§ Problem details
From the first line of the data down to and including the line with "Chart.register(...registerables);", copy everything exactly, leaving out pictures.

§ Dataset section
— BEGIN —

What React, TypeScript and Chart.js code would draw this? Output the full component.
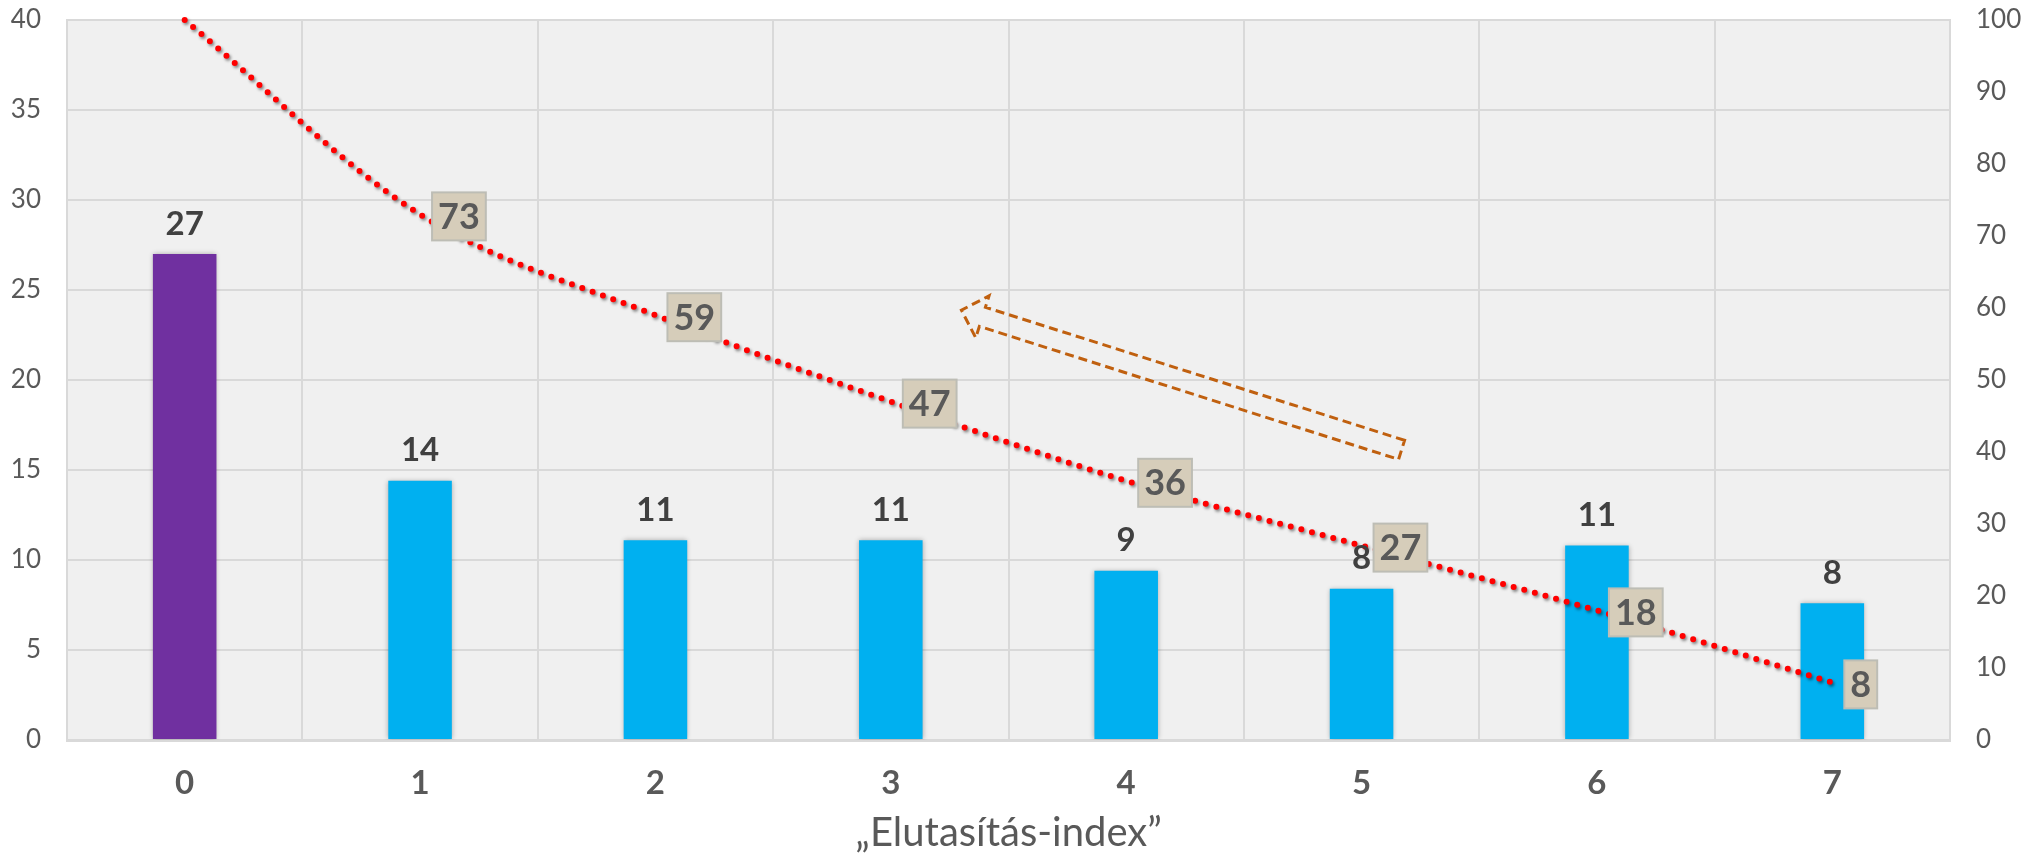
import React, { useEffect, useRef } from 'react';
import { Chart, registerables } from 'chart.js';

Chart.register(...registerables);

const categories = ['0', '1', '2', '3', '4', '5', '6', '7'];
const barValues = [27, 14.4, 11.1, 11.1, 9.4, 8.4, 10.8, 7.6];
const barLabels = ['27', '14', '11', '11', '9', '8', '11', '8'];
const barColors = ['#7030A0', '#00B0F0', '#00B0F0', '#00B0F0', '#00B0F0', '#00B0F0', '#00B0F0', '#00B0F0'];
const lineValues = [100, 73, 59, 47, 36, 27, 18, 8];
const lineLabels = ['', '73', '59', '47', '36', '27', '18', '8'];
const axisTitle = '„Elutasítás-index”';
const leftMax = 40;
const leftStep = 5;
const rightMax = 100;
const rightStep = 10;
// annotation arrow (category index, right-axis value)
const arrowTail = { x: 5.17, y: 40.3 };
const arrowTip = { x: 3.3, y: 59.7 };

const FONT = 'Lato, "Open Sans", sans-serif';

const bgPlugin = {
  id: 'bg',
  beforeDraw(chart: any) {
    const { ctx, chartArea: a } = chart;
    ctx.save();
    ctx.fillStyle = '#F0F0F0';
    ctx.fillRect(a.left, a.top, a.right - a.left, a.bottom - a.top);
    ctx.restore();
  },
};

const shadowPlugin = {
  id: 'shadows',
  beforeDatasetDraw(chart: any, args: any) {
    const ctx = chart.ctx;
    ctx.save();
    if (args.meta.type === 'line') {
      ctx.shadowColor = 'rgba(0,0,0,0.45)';
      ctx.shadowBlur = 3;
      ctx.shadowOffsetX = 1.5;
      ctx.shadowOffsetY = 2;
    } else {
      ctx.shadowColor = 'rgba(0,0,0,0.3)';
      ctx.shadowBlur = 5;
      ctx.shadowOffsetX = 0;
      ctx.shadowOffsetY = 0;
    }
  },
  afterDatasetDraw(chart: any) {
    chart.ctx.restore();
  },
};

const labelPlugin = {
  id: 'labels',
  afterDatasetsDraw(chart: any) {
    const ctx = chart.ctx;
    const barMeta = chart.getDatasetMeta(0);
    const lineMeta = chart.getDatasetMeta(1);
    ctx.save();
    // bar labels
    ctx.font = `bold 33px ${FONT}`;
    ctx.fillStyle = '#404040';
    ctx.textAlign = 'center';
    ctx.textBaseline = 'middle';
    barMeta.data.forEach((el: any, i: number) => {
      ctx.fillText(barLabels[i], el.x, el.y - 30);
    });
    // arrow annotation
    const xs = chart.scales.x;
    const ys = chart.scales.y1;
    const tx = xs.getPixelForValue(arrowTip.x);
    const ty = ys.getPixelForValue(arrowTip.y);
    const sx = xs.getPixelForValue(arrowTail.x);
    const sy = ys.getPixelForValue(arrowTail.y);
    const dx = tx - sx;
    const dy = ty - sy;
    const len = Math.hypot(dx, dy);
    const ux = dx / len;
    const uy = dy / len;
    const px = -uy;
    const py = ux;
    const hw = 10;
    const headW = 22;
    const headL = 22;
    const bx = tx - ux * headL;
    const by = ty - uy * headL;
    ctx.beginPath();
    ctx.moveTo(sx + px * hw, sy + py * hw);
    ctx.lineTo(bx + px * hw, by + py * hw);
    ctx.lineTo(bx + px * headW, by + py * headW);
    ctx.lineTo(tx, ty);
    ctx.lineTo(bx - px * headW, by - py * headW);
    ctx.lineTo(bx - px * hw, by - py * hw);
    ctx.lineTo(sx - px * hw, sy - py * hw);
    ctx.closePath();
    ctx.setLineDash([9, 5]);
    ctx.lineWidth = 3;
    ctx.strokeStyle = '#C0600F';
    ctx.stroke();
    ctx.setLineDash([]);
    // line labels
    ctx.font = `bold 36px ${FONT}`;
    lineMeta.data.forEach((el: any, i: number) => {
      const t = lineLabels[i];
      if (!t) return;
      const w = ctx.measureText(t).width + 12;
      const h = 48;
      const x0 = el.x + 12;
      const y0 = el.y - h / 2 + 2;
      ctx.fillStyle = '#D6CDBA';
      ctx.fillRect(x0, y0, w, h);
      ctx.strokeStyle = '#BDBDB5';
      ctx.lineWidth = 2;
      ctx.strokeRect(x0, y0, w, h);
      ctx.fillStyle = '#595959';
      ctx.textAlign = 'center';
      ctx.fillText(t, x0 + w / 2, y0 + h / 2 + 1);
    });
    ctx.restore();
  },
};

function noPad(s: any) {
  s.paddingTop = 0;
  s.paddingBottom = 0;
  s.paddingLeft = 0;
  s.paddingRight = 0;
}

export default function App() {
  const ref = useRef<HTMLCanvasElement>(null);
  useEffect(() => {
    document.body.style.margin = '0';
    const chart = new Chart(ref.current as HTMLCanvasElement, {
      type: 'bar',
      data: {
        labels: categories,
        datasets: [
          {
            type: 'bar',
            data: barValues,
            backgroundColor: barColors,
            barPercentage: 0.27,
            categoryPercentage: 1,
            yAxisID: 'y',
            order: 1,
          } as any,
          {
            type: 'line',
            data: lineValues,
            borderColor: '#FF0000',
            borderWidth: 6,
            borderDash: [0, 11],
            borderCapStyle: 'round',
            pointRadius: 0,
            cubicInterpolationMode: 'monotone',
            fill: false,
            clip: false,
            yAxisID: 'y1',
            order: 0,
          } as any,
        ],
      },
      options: {
        responsive: false,
        animation: false,
        layout: { padding: { top: 20, left: 0, right: 0, bottom: 0 } },
        plugins: { legend: { display: false }, tooltip: { enabled: false } },
        scales: {
          x: {
            type: 'category',
            offset: true,
            grid: { color: '#D9D9D9', lineWidth: 2, drawTicks: false, offset: true },
            border: { color: '#D9D9D9', width: 3 },
            ticks: { font: { family: FONT, size: 33, weight: 'bold' }, color: '#595959', padding: 24 },
            title: {
              display: true,
              text: axisTitle,
              font: { family: FONT, size: 40 },
              color: '#595959',
              padding: { top: 0, bottom: 2 },
            },
            afterFit(s: any) {
              s.height = 119;
              noPad(s);
            },
          },
          y: {
            position: 'left',
            min: 0,
            max: leftMax,
            ticks: { stepSize: leftStep, font: { family: FONT, size: 26 }, color: '#595959', padding: 26 },
            grid: { color: '#D9D9D9', lineWidth: 2, drawTicks: false },
            border: { color: '#D9D9D9', width: 2 },
            afterFit(s: any) {
              s.width = 67;
              noPad(s);
            },
          },
          y1: {
            position: 'right',
            min: 0,
            max: rightMax,
            ticks: { stepSize: rightStep, font: { family: FONT, size: 26 }, color: '#595959', padding: 26 },
            grid: { display: false, drawTicks: false },
            border: { color: '#D9D9D9', width: 2 },
            afterFit(s: any) {
              s.width = 92;
              noPad(s);
            },
          },
        },
      } as any,
      plugins: [bgPlugin, shadowPlugin, labelPlugin],
    });
    return () => chart.destroy();
  }, []);
  return (
    <div style={{ width: 2042, height: 859, background: '#FFFFFF' }}>
      <canvas ref={ref} width={2042} height={859} style={{ display: 'block' }} />
    </div>
  );
}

— END —

§ Solution below
What React, TypeScript and Chart.js code would draw this? Output the full component.
import React, { useEffect, useRef } from 'react';
import { Chart, registerables } from 'chart.js';

Chart.register(...registerables);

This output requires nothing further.